By the mid-1950s the Everlys were living in Knoxville, TN, where they were discovered, signed and dropped in rapid succession by Columbia Records. Picked up by a new label, the Everly Brothers scored a surprise smash with a cover of 'Bye Bye Love,' a country-rock 'n' roll hybrid written by the husband-and-wife songwriting team of Boudleaux and Felice Bryant. The Bryants would go on to write many of the Everly Brothers' biggest hits, including 'Wake Up, Little Susie' and 'All I Have to Do Is Dream.'
By the beginning of the 1960s the Everly Brothers were among the biggest pop acts of the early rock 'n' roll era. They toured extensively with Buddy Holly; when he died in a plane crash in 1959, Phil Everly served as a pallbearer. Don did not attend the funeral. "I took to my bed" instead, he later recalled.
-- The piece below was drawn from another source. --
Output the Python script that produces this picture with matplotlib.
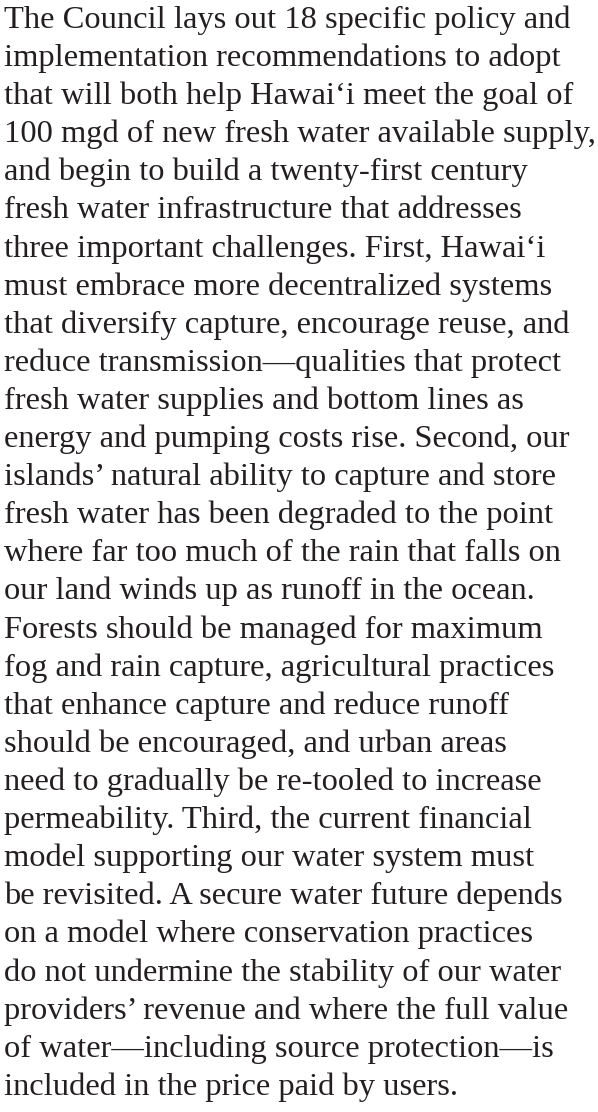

Leaving the Cadence label, the brothers signed a then-massive deal with Warner Brothers, a ten-year commitment reportedly worth $1 million. But after the success of 'Cathy's Clown' -- five weeks at Number One in 1960 -- the duo saw their fortunes begin to decline, while avowed Everlys fans including the Beatles and the Beach Boys took over the airwaves. (One of the Everlys' last Top 40 hits, 1964's 'Gone Gone Gone,' was covered by Robert Plant and Alison Krauss on their Grammy-winning 'Raising Sand' album.)
A fallout with their manager, Wesley Rose, the president of Nashville's biggest music publisher, Acuff-Rose, led to a period during which the Everly Brothers had no access to the songwriters who had helped build their career, including the Bryants. Frustrations like that and the grind of extensive touring led to growing dependencies on speed and, in Don's case, Ritalin. On one tour in the UK, where the band was revered, Don Everly departed early to return to the States, leaving Phil to finish the dates with their bass player as his brother's replacement.
The Everlys made one more stab at relevance in the early 1970s, signing with RCA and touring with a band that featured the legendarily hard-partying sidemen Warren Zevon and Waddy Wachtel. At a gig at Knott's Berry Farm ("America's first theme park!") in 1973, the quarreling brothers finally ended their relationship in ugly fashion, onstage. Phil smashed his guitar and walked off, leaving Don to finish the show alone.
"The Everly Brothers died ten years ago," Don groused.
Both brothers embarked on modest solo careers. Don Everly formed a band in Nashville, the Dead Cowboys. Phil, meanwhile, recorded a version of 'The Air That I Breathe' a year before the Hollies had a huge hit with the song. In 1983, he made a well-received album in England with several admirers, including Mark Knopfler.
That year the Everly Brothers reunited to much fanfare at the Royal Albert Hall. They have appeared together only sporadically since, and consider themselves unofficially retired. And the family's tradition of feuding lived to see another day: Erin Everly, Don's daughter, was once married to Axl Rose.